FUJI||||||||||TA and Alex Zhang Hungtai & Leo Chang

Join us in the Pioneer Works Main Hall on October 4th for performances by FUJI||||||||||TA and Alex Zhang Hungtai & Leo Chang.

FUJI||||||||||TA is a sound artist based in Japan. His unique sound art and music is inspired by various natural phenomena that respond to his interest in wanting to hear unheard sounds and noises. In 2009, Fujita hand-fabricated an original instrument—a pipe organ with 11 pipes and no keyboard—created through his own imagination and without any specialized knowledge. Inspired by Japanese “gagaku” music, the instrument was designed to create a landscape, rather than function solely as a musical instrument.

The element of water, using sound synthesized water tanks, has recently been added to Fujita's performance repertoire. The music consists of water sounds from multiple aquariums alongside his pipe organ and his voice.

Alex Zhang Hungtai & Leo Chang

Duo between multi-instrumentalist composers and improvisers, Alex Zhang Hungtai & Leo Chang.

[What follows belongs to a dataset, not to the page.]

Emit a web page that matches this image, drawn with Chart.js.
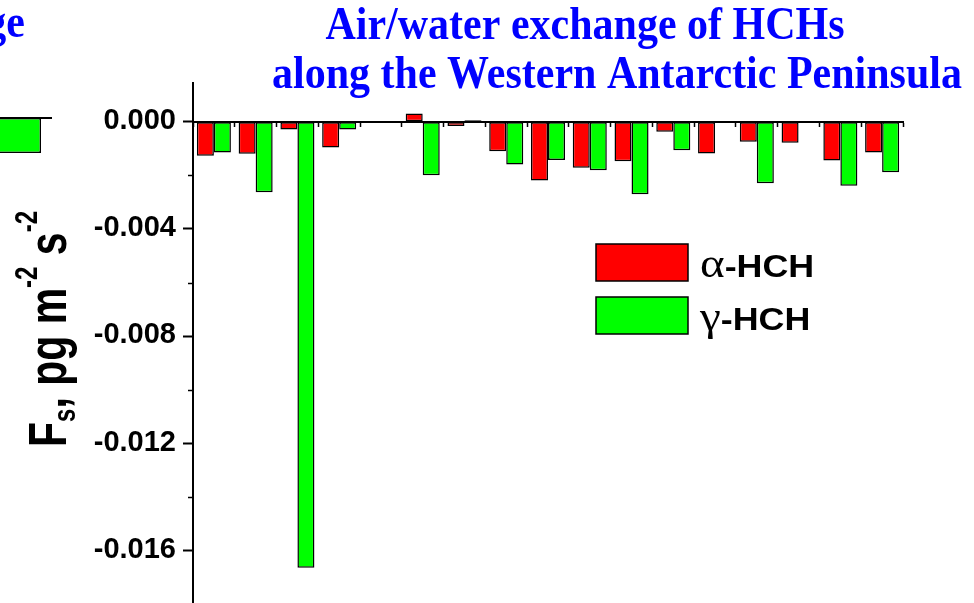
<!DOCTYPE html>
<html>
<head>
<meta charset="utf-8">
<script src="https://cdn.jsdelivr.net/npm/chart.js@4/dist/chart.umd.min.js"></script>
<style>
  html, body { margin: 0; padding: 0; background: #fff; overflow: hidden; width: 974px; height: 603px; }
  #side { position: absolute; left: -148px; top: 0; }
  #main { position: absolute; left: 0; top: 0; }
</style>
</head>
<body>
<canvas id="side" width="200" height="660"></canvas>
<canvas id="main" width="974" height="660"></canvas>
<script>
// Sampling stations along the Western Antarctic Peninsula (not labelled on the axis)
const stations = ['S1', 'S2', 'S3', 'S4', 'S5', 'S6', 'S7', 'S8', 'S9',
                  'S10', 'S11', 'S12', 'S13', 'S14', 'S15', 'S16', 'S17'];

// Air/water exchange flux Fs, pg m-2 s-1
const alphaHCH = [-0.00127, -0.00120, -0.00029, -0.00096, -0.00005, 0.00030, -0.00016, -0.00110, -0.00219,
                  -0.00172, -0.00148, -0.00038, -0.00119, -0.00075, -0.00079, -0.00145, -0.00115];
const gammaHCH = [-0.00115, -0.00263, -0.01663, -0.00029, -0.00002, -0.00200, 0.00005, -0.00160, -0.00143,
                  -0.00181, -0.00271, -0.00107, null, -0.00230, null, -0.00239, -0.00189];

// Value axis
const yMin = -0.018;
const yMax = 0.00144;
const yStep = 0.002;        // every tick mark
const yLabelEvery = 2;      // label every second tick (0.004)

// Right-hand end of the neighbouring panel
const sideLabels = ['S17'];
const sideGamma = [-0.0013];

const SANS = '"Liberation Sans", Arial, sans-serif';
const SERIF = '"Liberation Serif", "Times New Roman", serif';
const BLUE = '#0000ff';

const isLabelled = v => Math.round(v / yStep) % yLabelEvery === 0;

// Minor ticks on the value axis, shorter than the labelled ones
const minorTicks = {
  id: 'minorTicks',
  afterDraw(chart) {
    const ctx = chart.ctx, y = chart.scales.y, x0 = chart.chartArea.left;
    ctx.save();
    ctx.strokeStyle = '#000';
    ctx.lineWidth = 1.5;
    for (let k = Math.ceil(yMin / yStep); k <= Math.floor(yMax / yStep); k++) {
      if (k % yLabelEvery === 0) continue;
      const py = Math.round(y.getPixelForValue(k * yStep)) + 0.5;
      ctx.beginPath();
      ctx.moveTo(x0 - 5, py);
      ctx.lineTo(x0, py);
      ctx.stroke();
    }
    ctx.restore();
  }
};

// Rotated axis title with subscript and superscripts
const axisTitle = {
  id: 'axisTitle',
  afterDraw(chart) {
    const ctx = chart.ctx;
    const big = 41, small = 24;
    const parts = [['F', big, 0], ['s', small, 7], [',', big, 0], [' pg m', big, 0],
                   ['-2', small, -22], [' s', big, 0], ['-2', small, -22]];
    ctx.save();
    ctx.translate(66, 447);
    ctx.rotate(-Math.PI / 2);
    ctx.scale(1, 1.3);
    ctx.fillStyle = '#000';
    ctx.textAlign = 'left';
    ctx.textBaseline = 'alphabetic';
    let x = 0;
    for (const [t, size, dy] of parts) {
      ctx.font = `bold ${size}px ${SANS}`;
      ctx.fillText(t, x, dy);
      x += ctx.measureText(t).width;
    }
    ctx.restore();
  }
};

// Two-line heading
const heading = {
  id: 'heading',
  afterDraw(chart) {
    const ctx = chart.ctx, left = chart.chartArea.left;
    const lines = [['Air/water exchange of HCHs', left + 392, 39],
                   ['along the Western Antarctic Peninsula', left + 424, 88]];
    ctx.save();
    ctx.fillStyle = BLUE;
    ctx.font = `bold 42px ${SERIF}`;
    ctx.textAlign = 'center';
    ctx.textBaseline = 'alphabetic';
    for (const [t, cx, by] of lines) {
      ctx.save();
      ctx.translate(cx, by);
      ctx.scale(1, 1.08);
      ctx.fillText(t, 0, 0);
      ctx.restore();
    }
    ctx.restore();
  }
};

// Legend inside the plot: coloured box, Greek letter in serif, the rest in bold sans
const legendBoxes = {
  id: 'legendBoxes',
  afterDraw(chart) {
    const ctx = chart.ctx, left = chart.chartArea.left;
    const boxX = left + 403, boxW = 92, boxH = 37;
    chart.data.datasets.forEach((ds, i) => {
      const top = 244 + i * 53;
      ctx.save();
      ctx.fillStyle = ds.backgroundColor;
      ctx.fillRect(boxX, top, boxW, boxH);
      ctx.strokeStyle = '#000';
      ctx.lineWidth = 1.5;
      ctx.strokeRect(boxX, top, boxW, boxH);
      ctx.translate(boxX + 104, top + 33);
      ctx.scale(1.12, 1);
      ctx.fillStyle = '#000';
      ctx.textBaseline = 'alphabetic';
      ctx.font = `42px ${SERIF}`;
      const greek = ds.label.charAt(0);
      ctx.fillText(greek, 0, 0);
      const w = ctx.measureText(greek).width;
      ctx.font = `bold 32px ${SANS}`;
      ctx.fillText(ds.label.slice(1), w, 0);
      ctx.restore();
    });
  }
};

new Chart(document.getElementById('main'), {
  type: 'bar',
  data: {
    labels: stations,
    datasets: [
      { label: 'α-HCH', data: alphaHCH, backgroundColor: '#ff0000', borderColor: '#000',
        borderWidth: 1.5, borderSkipped: false },
      { label: 'γ-HCH', data: gammaHCH, backgroundColor: '#00ff00', borderColor: '#000',
        borderWidth: 1.5, borderSkipped: false }
    ]
  },
  options: {
    responsive: false,
    animation: false,
    devicePixelRatio: 1,
    categoryPercentage: 0.815,
    barPercentage: 1.0,
    layout: { padding: { top: 83, right: 71, bottom: 55.4, left: 0 } },
    plugins: {
      legend: { display: false },
      title: { display: false },
      tooltip: { enabled: false }
    },
    scales: {
      x: {
        position: { y: 0 },
        z: 1,
        ticks: { display: false },
        grid: { drawOnChartArea: false, drawTicks: true, tickLength: 4, tickWidth: 1.5, tickColor: '#000' },
        border: { display: true, color: '#000', width: 2 }
      },
      y: {
        min: yMin,
        max: yMax,
        position: 'left',
        afterFit(scale) { scale.width = 193; },
        ticks: {
          stepSize: yStep,
          includeBounds: false,
          autoSkip: false,
          padding: 7,
          labelOffset: -1,
          color: '#000',
          font: { family: SANS, weight: 'bold', size: 29 },
          callback(v) {
            if (!isLabelled(v)) return '';
            const r = Math.round(v / yStep) * yStep;
            return (Math.abs(r) < 1e-12 ? 0 : r).toFixed(3);
          }
        },
        grid: {
          drawOnChartArea: false,
          tickLength: 10,
          tickWidth: 2,
          tickColor: c => (c.tick && isLabelled(c.tick.value)) ? '#000' : 'rgba(0,0,0,0)'
        },
        border: { display: true, color: '#000', width: 2 }
      }
    }
  },
  plugins: [minorTicks, axisTitle, heading, legendBoxes]
});

// Neighbouring panel's heading tail
const sideHeading = {
  id: 'sideHeading',
  afterDraw(chart) {
    const ctx = chart.ctx;
    ctx.save();
    ctx.fillStyle = BLUE;
    ctx.font = `bold 42px ${SERIF}`;
    ctx.textAlign = 'right';
    ctx.translate(173, 37);
    ctx.scale(1, 1.08);
    ctx.fillText('exchange', 0, 0);
    ctx.restore();
  }
};

new Chart(document.getElementById('side'), {
  type: 'bar',
  data: {
    labels: sideLabels,
    datasets: [{ label: 'γ-HCH', data: sideGamma, backgroundColor: '#00ff00', borderColor: '#000',
                 borderWidth: 1.5, borderSkipped: false, categoryPercentage: 0.78, barPercentage: 1.0 }]
  },
  options: {
    responsive: false,
    animation: false,
    devicePixelRatio: 1,
    layout: { padding: { top: 79.4, bottom: 59, left: 100, right: 0 } },
    plugins: { legend: { display: false }, tooltip: { enabled: false } },
    scales: {
      x: { position: { y: 0 }, z: 1, ticks: { display: false }, grid: { display: false },
           border: { display: true, color: '#000', width: 2 } },
      y: { display: false, min: yMin, max: yMax }
    }
  },
  plugins: [sideHeading]
});
</script>
</body>
</html>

After retiring his project Dirty Beaches, Zhang has been focusing on explorations of improvised music, Free Jazz, film scores and compositions. Zhang predominantly works with saxophone, synthesizers, percussion and piano, furthering his research on ritualistic music of liminality, and its correlation with the unconscious mind.

Leo Chang is a Korean improviser, composer and performer of avant-garde music currently living in Brooklyn. Born in Seoul, Leo lived as an expat in Singapore, Taipei, and Shanghai, and then moved to the United States in 2011. Needing to assimilate to different cultures from a young age, Leo expresses rootlessness and multiplicity within identities through his music, while being skeptical of norms and definitions. Leo traces the origins of his fractured identity-formation to colonial legacies that continue to this day. His art is an act of home-making inspired by various musical and ideological movements that have sought to question power dynamics and imagine freedom within egalitarian possibilities. His primary methods are free improvisation, written text, graphical notation, and electronic processing.